Having a conversation with jazz musician Esperanza Spalding is not unlike listening to her improvise. She comes up with something that sounds good, and then she reforms that statement and improves upon it.
“This tour is like the last dot on a circle before you get back to the top,” she says, before quickly reconsidering. “Actually, think of it like a spiral: It started small and now it’s wider and a bit more expansive.”
Music fans not familiar with Spalding may remember her for winning the “Best New Artist” Grammy over Justin Bieber in 2011. Of that honor, she dismissively says, “That Shooting star has fizzled on the horizon. I mean the shooting star of that particular event, not me as a shooting star. I’m more like an element that will be around in different forms forever.”
Spalding's current tour is a retrospective of sorts, but let’s not call it that.
“It’s a word I don’t want to use because that sounds silly. I’m only 29,” she says. “But it is, so to speak, a little bit of that. We’re doing material from the first four albums.
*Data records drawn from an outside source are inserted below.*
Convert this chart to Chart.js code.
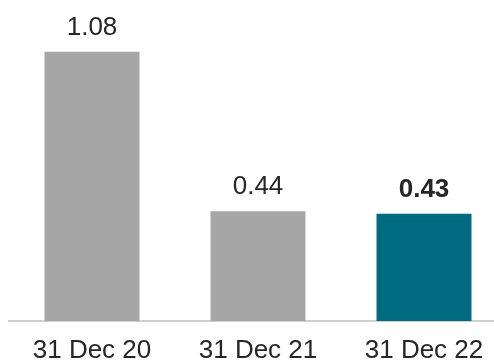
<!DOCTYPE html>
<html>
<head>
<meta charset="utf-8">
<script src="https://cdn.jsdelivr.net/npm/chart.js@4"></script>
<style>
  html, body { margin: 0; padding: 0; background: #fff; overflow: hidden; }
  #wrap { width: 507px; height: 390px; }
</style>
</head>
<body>
<div id="wrap"><canvas id="chart" width="507" height="390"></canvas></div>
<script>
// data
const categories = ["31 Dec 20", "31 Dec 21", "31 Dec 22"];
const values = [1.08, 0.44, 0.43];
const barColors = ["#a6a6a6", "#a6a6a6", "#006a80"];
const boldLabel = [false, false, true];

// value labels above bars
const valueLabels = {
    id: "valueLabels",
    afterDatasetsDraw(chart) {
        const ctx = chart.ctx;
        const meta = chart.getDatasetMeta(0);
        ctx.save();
        ctx.fillStyle = "#262626";
        ctx.textAlign = "center";
        ctx.textBaseline = "alphabetic";
        meta.data.forEach((bar, i) => {
            ctx.font = (boldLabel[i] ? "bold " : "") + "26px 'Liberation Sans', Arial, sans-serif";
            ctx.fillText(values[i].toFixed(2), bar.x, bar.y - 17);
        });
        ctx.restore();
    }
};

new Chart(document.getElementById("chart"), {
    type: "bar",
    data: {
        labels: categories,
        datasets: [{
            data: values,
            backgroundColor: barColors,
            borderWidth: 0,
            categoryPercentage: 1,
            barPercentage: 0.572
        }]
    },
    options: {
        responsive: false,
        animation: false,
        layout: { padding: { left: 9, right: 0, top: 0, bottom: 9 } },
        plugins: {
            legend: { display: false },
            tooltip: { enabled: false }
        },
        scales: {
            x: {
                grid: { display: false, drawTicks: false },
                border: { display: true, color: "#d0d0d0", width: 2 },
                ticks: {
                    color: "#262626",
                    padding: 17,
                    maxRotation: 0,
                    font: { family: "'Liberation Sans', Arial, sans-serif", size: 26, lineHeight: 1 }
                }
            },
            y: {
                display: false,
                min: 0,
                max: 1.288
            }
        }
    },
    plugins: [valueLabels]
});
</script>
</body>
</html>
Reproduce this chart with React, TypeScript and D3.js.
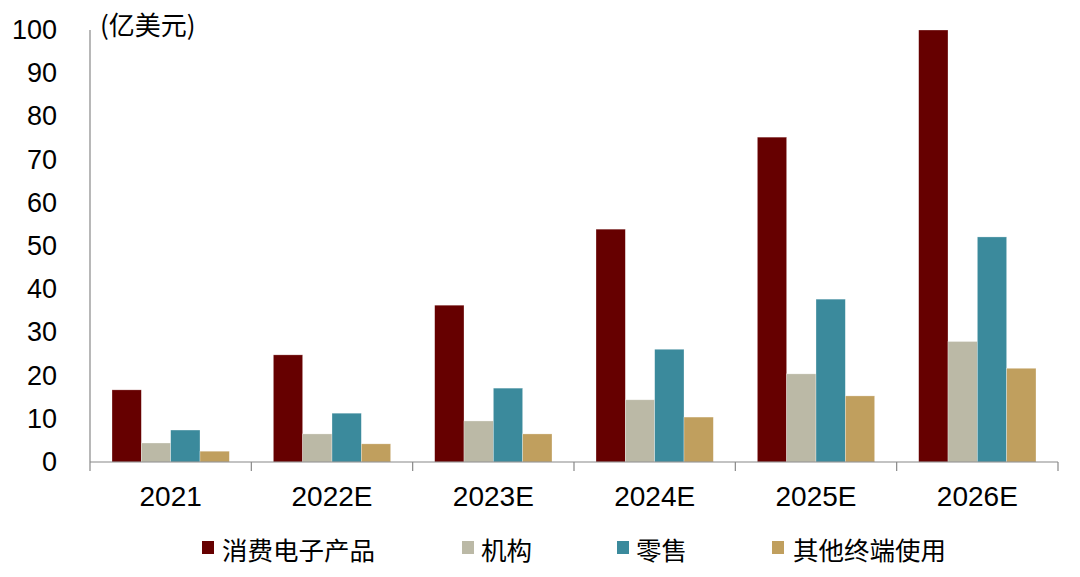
import React from "react";
import * as d3 from "d3";

const categories = ["2021", "2022E", "2023E", "2024E", "2025E", "2026E"];
const seriesNames = ["消费电子产品", "机构", "零售", "其他终端使用"];
const consumerElectronics = [16.7, 24.8, 36.3, 53.9, 75.2, 100];
const institutional = [4.4, 6.5, 9.5, 14.4, 20.4, 27.9];
const retail = [7.4, 11.3, 17.1, 26.1, 37.7, 52.1];
const otherEndUse = [2.5, 4.2, 6.5, 10.4, 15.3, 21.7];
const seriesValues = [consumerElectronics, institutional, retail, otherEndUse];
const colors = ["#660000", "#BBB9A6", "#3B8A9C", "#C09F5E"];
const yTicks = [0, 10, 20, 30, 40, 50, 60, 70, 80, 90, 100];
const unitLabel = "(亿美元)";

const W = 1080;
const H = 577;
const left = 90;
const right = 1058;
const top = 30;
const bottom = 462;
const FONT = "'Liberation Sans', Arial, 'Noto Sans CJK SC', sans-serif";
const CJK = "'Noto Sans CJK SC', 'Liberation Sans', sans-serif";

export default function App() {
  const x0 = d3.scaleBand<string>().domain(categories).range([left, right]).paddingInner(0).paddingOuter(0);
  const x1 = d3
    .scaleBand<string>()
    .domain(seriesNames)
    .range([0, x0.bandwidth()])
    .paddingInner(0)
    .paddingOuter(0.75);
  const y = d3.scaleLinear().domain([0, 100]).range([bottom, top]);

  const boundaries = categories.map((c) => x0(c) as number).concat([right]);
  const legendSquareX = [202, 462, 617, 772];
  const legendTextX = [222, 481, 636, 793];

  return (
    <svg
      width={W}
      height={H}
      style={{ position: "absolute", left: 0, top: 0, background: "#fff" }}
    >
      {/* bars */}
      {seriesNames.map((s, si) =>
        categories.map((c, ci) => {
          const v = seriesValues[si][ci];
          return (
            <rect
              key={s + c}
              x={(x0(c) as number) + (x1(s) as number)}
              y={y(v)}
              width={x1.bandwidth()}
              height={y(0) - y(v)}
              fill={colors[si]}
              stroke="#ffffff"
              strokeOpacity={0.5}
              strokeWidth={0.6}
            />
          );
        })
      )}
      {/* y axis */}
      <line x1={left} x2={left} y1={top} y2={bottom} stroke="#888" strokeWidth={1.2} />
      {yTicks.map((t) => (
        <text
          key={t}
          x={57}
          y={y(t)}
          textAnchor="end"
          dominantBaseline="central"
          fontFamily={FONT}
          fontSize={27}
          fill="#000"
        >
          {t}
        </text>
      ))}
      {/* x axis */}
      <line x1={left} x2={right} y1={bottom} y2={bottom} stroke="#888" strokeWidth={1.2} />
      {boundaries.map((b, i) => (
        <line key={i} x1={b} x2={b} y1={bottom} y2={bottom + 9} stroke="#888" strokeWidth={1.2} />
      ))}
      {categories.map((c) => (
        <text
          key={c}
          x={(x0(c) as number) + x0.bandwidth() / 2}
          y={496}
          textAnchor="middle"
          dominantBaseline="central"
          fontFamily={FONT}
          fontSize={28}
          fill="#000"
        >
          {c}
        </text>
      ))}
      {/* unit */}
      <text x={100} y={23} dominantBaseline="central" fontFamily={CJK} fontSize={26} fill="#000">
        {unitLabel}
      </text>
      {/* legend */}
      {seriesNames.map((s, i) => (
        <g key={s}>
          <rect x={legendSquareX[i]} y={541} width={12} height={13} fill={colors[i]} />
          <text
            x={legendTextX[i]}
            y={548}
            dominantBaseline="central"
            fontFamily={CJK}
            fontSize={25.5}
            fill="#000"
          >
            {s}
          </text>
        </g>
      ))}
    </svg>
  );
}
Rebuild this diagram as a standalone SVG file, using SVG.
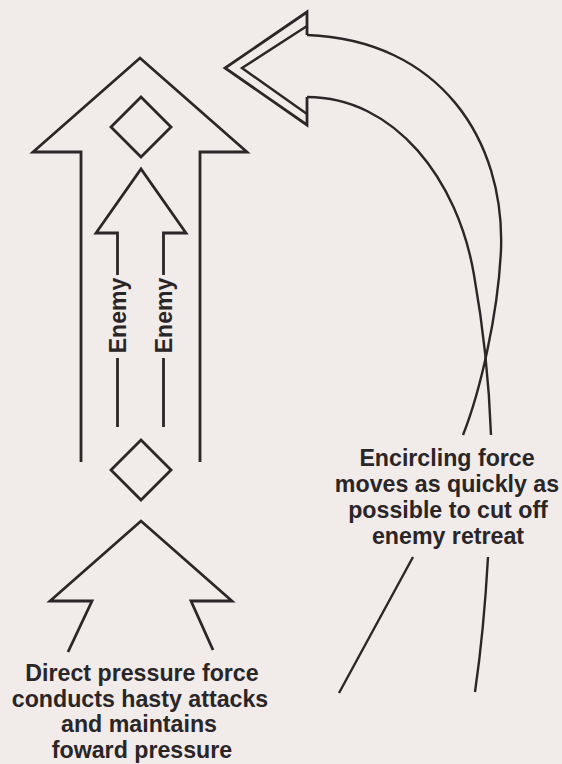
<svg xmlns="http://www.w3.org/2000/svg" width="562" height="764" viewBox="0 0 562 764">
<style>
.ln{fill:none;stroke:#2b2627;stroke-width:2.8;stroke-linejoin:miter;stroke-linecap:butt}
.cv{fill:none;stroke:#2b2627;stroke-width:2.4}
.lbl{font-family:"Liberation Sans",Arial,sans-serif;font-weight:bold;font-size:23.2px;fill:#2a2526;text-anchor:middle}
.en{font-family:"Liberation Sans",Arial,sans-serif;font-weight:bold;font-size:23px;fill:#2a2526;text-anchor:middle}
</style>
<rect width="562" height="764" fill="#f1ebea"/>
<g id="direct-pressure-arrow">
<path class="ln" d="M81,462 V152 H33 L140,58 L247,152 H200 V462"/>
</g>
<g id="lead-diamond">
<path class="ln" d="M141,97 L171,127 L141,157 L111,127 Z"/>
</g>
<g id="enemy-arrow">
<path class="ln" d="M117.5,275 V233 H96 L141,169 L186,233 H163.5 V275"/>
<path class="ln" d="M117.5,358 V427 M163.5,358 V427"/>
<text class="en" transform="translate(125.5,315.5) rotate(-90)">Enemy</text>
<text class="en" transform="translate(171.5,315.5) rotate(-90)">Enemy</text>
</g>
<g id="rear-diamond">
<path class="ln" d="M141,440 L171,470 L141,500 L111,470 Z"/>
</g>
<g id="direct-pressure-force">
<path class="ln" d="M68,652 L92,601 H50 L141,521 L232,601 H191 L213,650"/>
</g>
<g id="encircling-arrow">
<path class="ln" d="M307,35 V12 L225,68 L307,125 V97"/>
<path class="cv" d="M307,26 L242,68 L307,114"/>
</g>
<g id="connectors">
<path class="cv" d="M307,35 C440,40 505,140 501,250 C498,315 480,392 463,435"/>
<path class="cv" d="M307,97 C395,97 458,180 474,275 C482,320 489,380 491,435"/>
<path class="cv" d="M413,557 L339,693"/>
<path class="cv" d="M488,557 Q484,630 475,692"/>
</g>
<g id="label-encircling">
<text class="lbl" x="447" y="466">Encircling force</text>
<text class="lbl" x="447" y="492">moves as quickly as</text>
<text class="lbl" x="448" y="518">possible to cut off</text>
<text class="lbl" x="448" y="544">enemy retreat</text>
</g>
<g id="label-direct">
<text class="lbl" x="142" y="681">Direct pressure force</text>
<text class="lbl" x="140" y="706.5">conducts hasty attacks</text>
<text class="lbl" x="139" y="732">and maintains</text>
<text class="lbl" x="142" y="757.5">foward pressure</text>
</g>
</svg>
We’re doing our favorites, my favorites and hopefully the listeners’ favorites, a lot of them I haven’t played in a long time.”
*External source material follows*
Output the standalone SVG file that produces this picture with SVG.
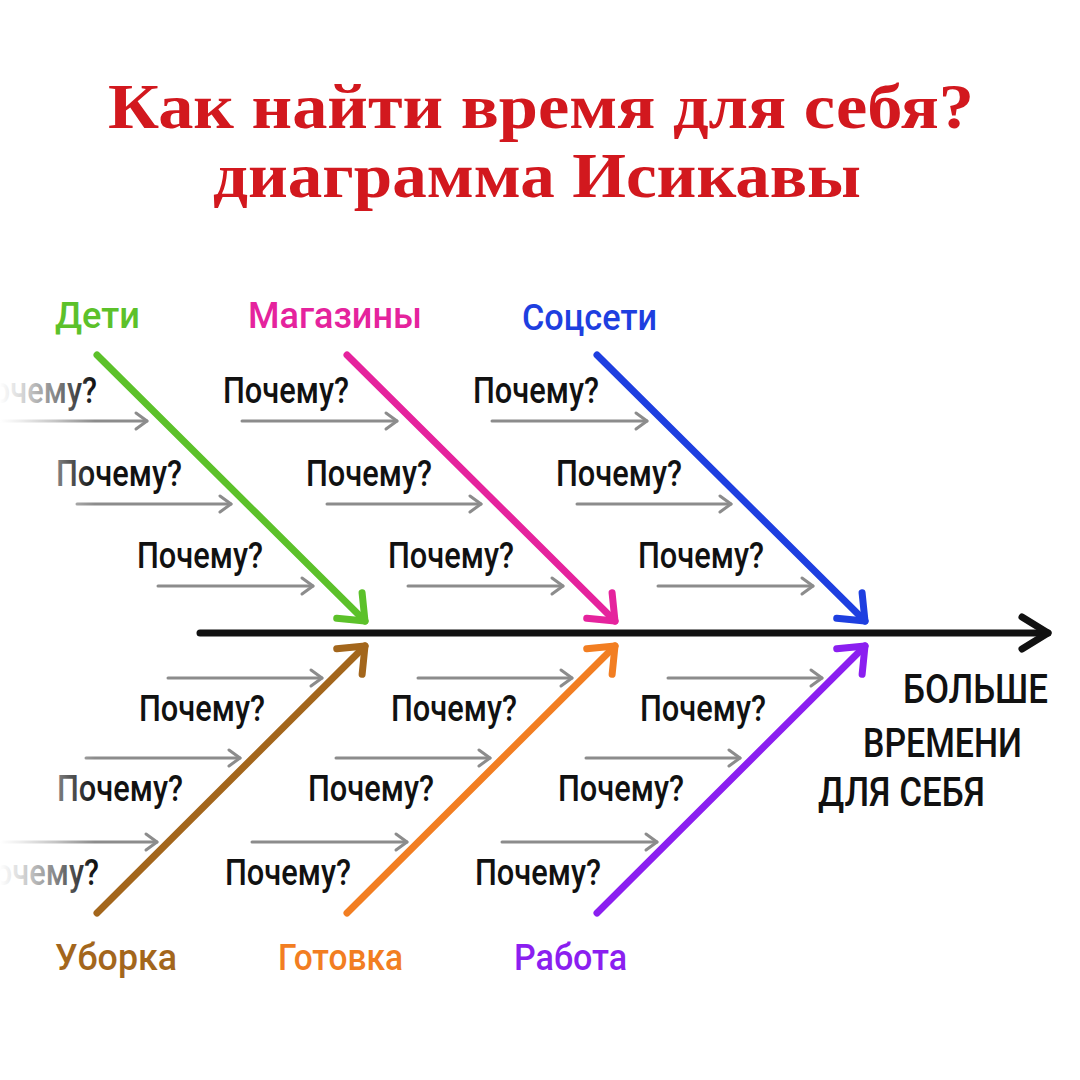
<svg xmlns="http://www.w3.org/2000/svg" width="1080" height="1080" viewBox="0 0 1080 1080">
<style>
.title{font-family:"Liberation Serif","DejaVu Serif",serif;font-weight:bold;font-size:63px;fill:#d2181e}
.why{font-family:Roboto,"Noto Sans",sans-serif;font-weight:500;font-size:36px;fill:#111}
.cat{font-family:Roboto,"Noto Sans",sans-serif;font-weight:500;font-size:37px}
.eff{font-family:Roboto,"Noto Sans",sans-serif;font-weight:500;font-size:40px;fill:#111}
.br{stroke-width:7;stroke-linecap:round;fill:none}
.g{stroke:#8c8c8c;stroke-width:3;stroke-linecap:round;fill:none;marker-end:url(#mg)}
</style>
<defs>
<marker id="mk" markerUnits="userSpaceOnUse" viewBox="-40 -30 50 60" refX="0" refY="0" markerWidth="50" markerHeight="60" orient="auto" overflow="visible"><path d="M-26,-16 L0,0 L-26,16" fill="none" stroke="#111" stroke-width="7" stroke-linecap="round" stroke-linejoin="round"/></marker>
<marker id="m1" markerUnits="userSpaceOnUse" viewBox="-40 -30 50 60" markerWidth="50" markerHeight="60" orient="auto" overflow="visible"><path d="M-22,-18 L0,0 L-22,18" fill="none" stroke="#5cc12a" stroke-width="7" stroke-linecap="round" stroke-linejoin="round"/></marker>
<marker id="m2" markerUnits="userSpaceOnUse" viewBox="-40 -30 50 60" markerWidth="50" markerHeight="60" orient="auto" overflow="visible"><path d="M-22,-18 L0,0 L-22,18" fill="none" stroke="#e5239d" stroke-width="7" stroke-linecap="round" stroke-linejoin="round"/></marker>
<marker id="m3" markerUnits="userSpaceOnUse" viewBox="-40 -30 50 60" markerWidth="50" markerHeight="60" orient="auto" overflow="visible"><path d="M-22,-18 L0,0 L-22,18" fill="none" stroke="#1e3fe0" stroke-width="7" stroke-linecap="round" stroke-linejoin="round"/></marker>
<marker id="m4" markerUnits="userSpaceOnUse" viewBox="-40 -30 50 60" markerWidth="50" markerHeight="60" orient="auto" overflow="visible"><path d="M-22,-18 L0,0 L-22,18" fill="none" stroke="#a3661c" stroke-width="7" stroke-linecap="round" stroke-linejoin="round"/></marker>
<marker id="m5" markerUnits="userSpaceOnUse" viewBox="-40 -30 50 60" markerWidth="50" markerHeight="60" orient="auto" overflow="visible"><path d="M-22,-18 L0,0 L-22,18" fill="none" stroke="#f27e22" stroke-width="7" stroke-linecap="round" stroke-linejoin="round"/></marker>
<marker id="m6" markerUnits="userSpaceOnUse" viewBox="-40 -30 50 60" markerWidth="50" markerHeight="60" orient="auto" overflow="visible"><path d="M-22,-18 L0,0 L-22,18" fill="none" stroke="#8b1ff0" stroke-width="7" stroke-linecap="round" stroke-linejoin="round"/></marker>
<marker id="mg" markerUnits="userSpaceOnUse" viewBox="-20 -12 24 24" markerWidth="24" markerHeight="24" orient="auto" overflow="visible"><path d="M-11,-8 L0,0 L-11,8" fill="none" stroke="#8c8c8c" stroke-width="3" stroke-linecap="round" stroke-linejoin="round"/></marker>
<linearGradient id="fade" gradientUnits="userSpaceOnUse" x1="0" y1="0" x2="100" y2="0">
<stop offset="0" stop-color="#fff" stop-opacity="1"/>
<stop offset="0.2" stop-color="#fff" stop-opacity="0.85"/>
<stop offset="0.55" stop-color="#fff" stop-opacity="0.5"/>
<stop offset="0.7" stop-color="#fff" stop-opacity="0.3"/>
<stop offset="0.95" stop-color="#fff" stop-opacity="0"/>
</linearGradient>
</defs>
<rect width="1080" height="1080" fill="#fff"/>

<g id="title">
<text class="title" x="108" y="128" textLength="866" lengthAdjust="spacingAndGlyphs">Как найти время для себя?</text>
<text class="title" x="213" y="197" textLength="648" lengthAdjust="spacingAndGlyphs">диаграмма Исикавы</text>
</g>

<g id="connectors">
<line x1="200" y1="633" x2="1048" y2="633" stroke="#111" stroke-width="7" stroke-linecap="round" marker-end="url(#mk)"/>
<line class="br" stroke="#5cc12a" x1="97" y1="355" x2="365" y2="621" marker-end="url(#m1)"/>
<line class="br" stroke="#e5239d" x1="347" y1="355" x2="615" y2="621" marker-end="url(#m2)"/>
<line class="br" stroke="#1e3fe0" x1="597" y1="355" x2="865" y2="621" marker-end="url(#m3)"/>
<line class="br" stroke="#a3661c" x1="97" y1="913" x2="365" y2="646" marker-end="url(#m4)"/>
<line class="br" stroke="#f27e22" x1="347" y1="913" x2="615" y2="646" marker-end="url(#m5)"/>
<line class="br" stroke="#8b1ff0" x1="597" y1="913" x2="865" y2="646" marker-end="url(#m6)"/>
<!-- upper cause arrows -->
<line class="g" x1="-8" y1="421" x2="147" y2="421"/>
<line class="g" x1="77" y1="504" x2="231" y2="504"/>
<line class="g" x1="158" y1="586" x2="313" y2="586"/>
<line class="g" x1="242" y1="421" x2="397" y2="421"/>
<line class="g" x1="327" y1="504" x2="481" y2="504"/>
<line class="g" x1="408" y1="586" x2="563" y2="586"/>
<line class="g" x1="492" y1="421" x2="647" y2="421"/>
<line class="g" x1="577" y1="504" x2="731" y2="504"/>
<line class="g" x1="658" y1="586" x2="813" y2="586"/>
<!-- lower cause arrows -->
<line class="g" x1="168" y1="678" x2="322" y2="678"/>
<line class="g" x1="86" y1="758" x2="240" y2="758"/>
<line class="g" x1="2" y1="842" x2="157" y2="842"/>
<line class="g" x1="418" y1="678" x2="572" y2="678"/>
<line class="g" x1="336" y1="758" x2="490" y2="758"/>
<line class="g" x1="252" y1="842" x2="407" y2="842"/>
<line class="g" x1="668" y1="678" x2="822" y2="678"/>
<line class="g" x1="586" y1="758" x2="740" y2="758"/>
<line class="g" x1="502" y1="842" x2="657" y2="842"/>
</g>

<g id="cat-deti"><text class="cat" fill="#5cc12a" x="55" y="328" textLength="85" lengthAdjust="spacingAndGlyphs">Дети</text></g>
<g id="cat-magaziny"><text class="cat" fill="#e5239d" x="248" y="328" textLength="174" lengthAdjust="spacingAndGlyphs">Магазины</text></g>
<g id="cat-socseti"><text class="cat" fill="#1e3fe0" x="522" y="330" textLength="135" lengthAdjust="spacingAndGlyphs">Соцсети</text></g>
<g id="cat-uborka"><text class="cat" fill="#a3661c" x="55" y="970" textLength="122" lengthAdjust="spacingAndGlyphs">Уборка</text></g>
<g id="cat-gotovka"><text class="cat" fill="#f27e22" x="278" y="970" textLength="125" lengthAdjust="spacingAndGlyphs">Готовка</text></g>
<g id="cat-rabota"><text class="cat" fill="#8b1ff0" x="514" y="970" textLength="113" lengthAdjust="spacingAndGlyphs">Работа</text></g>

<g id="effect">
<text class="eff" x="903" y="703" textLength="145" lengthAdjust="spacingAndGlyphs">БОЛЬШЕ</text>
<text class="eff" x="863" y="757" textLength="159" lengthAdjust="spacingAndGlyphs">ВРЕМЕНИ</text>
<text class="eff" x="818" y="806" textLength="167" lengthAdjust="spacingAndGlyphs">ДЛЯ СЕБЯ</text>
</g>

<g id="causes-deti">
<text class="why" x="-29" y="403" textLength="126" lengthAdjust="spacingAndGlyphs">Почему?</text>
<text class="why" x="56" y="486" textLength="126" lengthAdjust="spacingAndGlyphs">Почему?</text>
<text class="why" x="137" y="568" textLength="126" lengthAdjust="spacingAndGlyphs">Почему?</text>
</g>
<g id="causes-magaziny">
<text class="why" x="223" y="403" textLength="126" lengthAdjust="spacingAndGlyphs">Почему?</text>
<text class="why" x="306" y="486" textLength="126" lengthAdjust="spacingAndGlyphs">Почему?</text>
<text class="why" x="388" y="568" textLength="126" lengthAdjust="spacingAndGlyphs">Почему?</text>
</g>
<g id="causes-socseti">
<text class="why" x="473" y="403" textLength="126" lengthAdjust="spacingAndGlyphs">Почему?</text>
<text class="why" x="556" y="486" textLength="126" lengthAdjust="spacingAndGlyphs">Почему?</text>
<text class="why" x="638" y="568" textLength="126" lengthAdjust="spacingAndGlyphs">Почему?</text>
</g>
<g id="causes-uborka">
<text class="why" x="139" y="721" textLength="126" lengthAdjust="spacingAndGlyphs">Почему?</text>
<text class="why" x="57" y="801" textLength="126" lengthAdjust="spacingAndGlyphs">Почему?</text>
<text class="why" x="-27" y="885" textLength="126" lengthAdjust="spacingAndGlyphs">Почему?</text>
</g>
<g id="causes-gotovka">
<text class="why" x="391" y="721" textLength="126" lengthAdjust="spacingAndGlyphs">Почему?</text>
<text class="why" x="308" y="801" textLength="126" lengthAdjust="spacingAndGlyphs">Почему?</text>
<text class="why" x="225" y="885" textLength="126" lengthAdjust="spacingAndGlyphs">Почему?</text>
</g>
<g id="causes-rabota">
<text class="why" x="640" y="721" textLength="126" lengthAdjust="spacingAndGlyphs">Почему?</text>
<text class="why" x="558" y="801" textLength="126" lengthAdjust="spacingAndGlyphs">Почему?</text>
<text class="why" x="475" y="885" textLength="126" lengthAdjust="spacingAndGlyphs">Почему?</text>
</g>

<rect x="0" y="360" width="100" height="540" fill="url(#fade)"/>
</svg>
This “greatest hits” approach is not because the singer and bass player is out of ideas. Quite the contrary: When she speaks of the widening spiral, what she seems to hint at is that after this tour ends, she’ll be spinning in an entirely different direction — a direction that includes a new character she’s calling Emily.
“I had a dream the day before my birthday, where I heard 10 sketches, and I saw this character and I realized it was me,” she says. “This sounds really freaky deaky, but it’s true — and it scared the bejesus out of me, so I guess that means that’s what I’m supposed to do. Because usually when something seems freaky and impossible that’s when it gets really good, so that’s what we’re doing. “
Are you there, Emily? It’s me, Esperanza
When speaking of her new character, Spalding is excited, but cagey.
“The way that Athena was born from the mind of Zeus — not that I’m a god, I’m just using that to explain the process of how this woman is coming into the world. Emily is a being that comes from my mind,” she says.
When asked if she’s recorded any of this new material, she will only allow a “maybe.” So are we talking something in the tradition of David Bowie becoming Ziggy Stardust and Beyonce becoming Sasha Fierce?
“I don’t know,” she says. “I think sometimes you have to pretend, to be yourself. I just look at it as it’s as much me as Esperanza, and I’m just excited to open up her kennel and let her out.”